Dans un rapport présenté il y a quelques semaines, à Madrid, aux médecins de la confédération, le Dr García Pérez a rappelé que, face à l'augmentation importante de la population liée surtout à l'immigration récente en provenance d'Amérique latine et à la poussée de la natalité qui en résulte, «la solution ne passait pas par des propositions irrationnelles, comme la création accélérée de plusieurs facultés dans certaines régions. Si la conjoncture évolue dans quelques années, que ferions-nous de ces facultés?».
Il vaut mieux améliorer, estime-t-il, «les conditions de travail des médecins pour que les professionnels espagnols qui se sont expatriés ces dernières années puissent revenir. Il convient également d'augmenter sur l'ensemble du territoire espagnol le nombre d'étudiants en première année de médecine, nombre qui de 4200 durant ces dernières années est déjà passé à 4900 en 2007-2008. Enfin, selon nos calculs, entre 30000 et 40000médecins recensés comme tels par notre organisation collégiale n'exercent pas en réalité, car ils n'ont pas fait le MIR (internat) à une époque où les places disponibles étaient peu nombreuses. Maintenant qu'il y a davantage de places au MIR que de médecins qui s´y présentent, certains de ces professionnels inactifs seraient sans doute disposés à commencer enfin une carrière».

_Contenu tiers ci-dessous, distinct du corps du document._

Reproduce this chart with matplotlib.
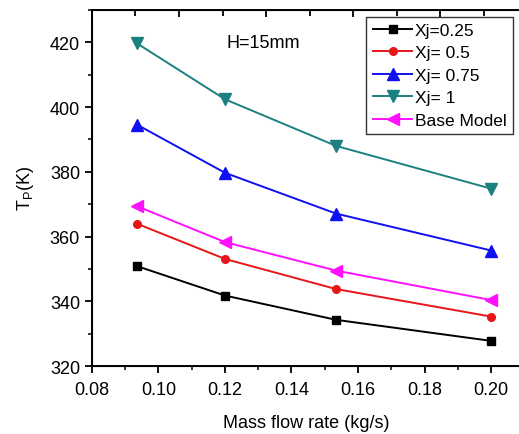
import matplotlib.pyplot as plt
from matplotlib.ticker import MultipleLocator

plt.rcParams['font.family'] = ['Liberation Sans', 'DejaVu Sans']

flow = [0.0935, 0.12, 0.1534, 0.2]
xj025 = [350.9, 341.8, 334.3, 327.8]
xj05 = [364.0, 353.1, 343.8, 335.3]
xj075 = [394.6, 379.7, 367.1, 355.7]
xj1 = [419.7, 402.4, 388.0, 374.8]
base = [369.4, 358.3, 349.5, 340.4]

fig = plt.figure(figsize=(5.19, 4.35), dpi=100)
ax = fig.add_axes([0.177, 0.156, 0.827, 0.819])

ax.plot(flow, xj025, '-s', color='black', ms=5.5, lw=1.4, label='Xj=0.25')
ax.plot(flow, xj05, '-o', color='#e8161b', ms=5.5, lw=1.4, label='Xj= 0.5')
ax.plot(flow, xj075, '-^', color='#1010f0', ms=8, lw=1.4, label='Xj= 0.75')
ax.plot(flow, xj1, '-v', color='#1b8080', ms=8, lw=1.4, label='Xj= 1')
ax.plot(flow, base, '-<', color='#ff10ff', ms=8, lw=1.4, label='Base Model')

ax.text(0.1315, 420, 'H=15mm', fontsize=13, ha='center', va='center')

ax.set_xlim(0.08, 0.209)
ax.set_ylim(320, 430)
ax.xaxis.set_major_locator(MultipleLocator(0.02))
ax.xaxis.set_minor_locator(MultipleLocator(0.01))
ax.yaxis.set_major_locator(MultipleLocator(20))
ax.yaxis.set_minor_locator(MultipleLocator(10))
ax.xaxis.set_major_formatter(plt.FormatStrFormatter('%.2f'))
ax.tick_params(which='both', direction='out', labelsize=13)
ax.tick_params(axis='x', pad=6)
ax.tick_params(which='major', length=5, width=1.3)
ax.tick_params(which='minor', length=3, width=1.1)
for s in ax.spines.values():
    s.set_linewidth(1.4)

# top axis ticks (inward, unlabeled)
top = ax.twiny()
top.set_xlim(0, 9.85)
top.xaxis.set_major_locator(MultipleLocator(2))
top.xaxis.set_minor_locator(MultipleLocator(1))
top.tick_params(which='both', direction='in', labeltop=False)
top.tick_params(which='major', length=5, width=1.3)
top.tick_params(which='minor', length=4, width=1.3)

ax.set_xlabel('Mass flow rate (kg/s)', fontsize=13, labelpad=11)
ax.set_ylabel('T$_\\mathregular{P}$(K)', fontsize=13, labelpad=10)

leg = ax.legend(loc='upper right', bbox_to_anchor=(0.981, 0.981), fontsize=12.5,
                fancybox=False, edgecolor='black', handlelength=2.3,
                handletextpad=0.15, labelspacing=0.42, borderpad=0.35,
                borderaxespad=0)
leg.get_frame().set_linewidth(1.0)

fig.savefig('out.png', dpi=100)
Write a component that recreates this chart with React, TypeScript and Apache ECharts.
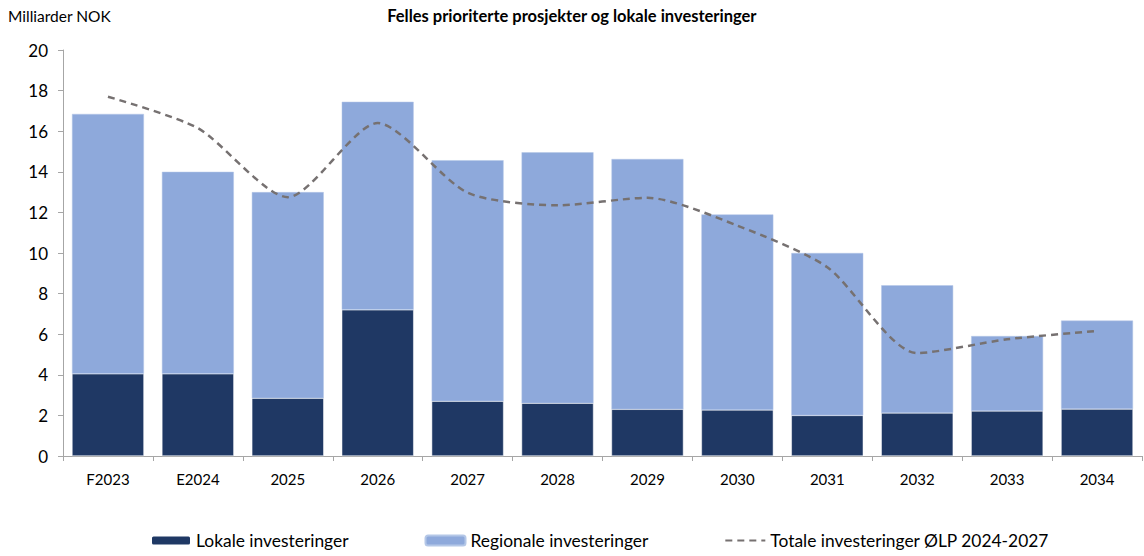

Transferts de compétences et de tâches ?
Les discussions actuelles en Espagne pour permettre au personnel infirmier de prescrire certains médicaments peuvent-elles contribuer à solutionner le manque de médecins ? «S'il manque des médecins, il faut les former et les engager», commente pour « le Quotidien » le Dr Francisco Toquero, vice-secrétaire général de l'Organisation médicale collégiale (OMC), avant d'ajouter : «Il faut rendre plus attractifs les postes de travail, notamment pour les femmes; car aujourd'hui, en première année de médecine, près de 75% des étudiants sont des femmes. Mais qu'on ne nous parle pas de partager notre travail avec le personnel infirmier.»
Pour le conseil général des infirmiers en Espagne, le problème ne se pose pas en ces termes. «Depuis l'approbation en juillet 2006 de la loi sur les garanties et l'usage rationnel des médicaments, les infirmiers espagnols qui, dans des circonstances bien délimitées, étaient amenés à prescrire certains médicaments sans en référer au médecin, travaillent d'une certaine manière dans l'illégalité», affirme pour sa part Maximo Gonzalez Jurado, président du conseil général des infirmiers et professeur à l'université Complutense de Madrid. «Cette loi stipule en effet que seuls les médecins et les odontologues ont le droit de prescrire. Avant juillet 2006, rien n'était clairement exprimé, et le personnel infirmier prescrivait pour ainsi dire dans l'illégalité. Le ministre de la Santé nous a reçus, le 26mai dernier, et nous sommes en train de définir précisément avec nos collègues médecins quarante-cinq situations cliniques où l'infirmier pourra prescrire un médicament», conclut Maximo Gonzalez Jurado, qui rappelle enfin que les professions de médecin et d'infirmier sont complémentaires.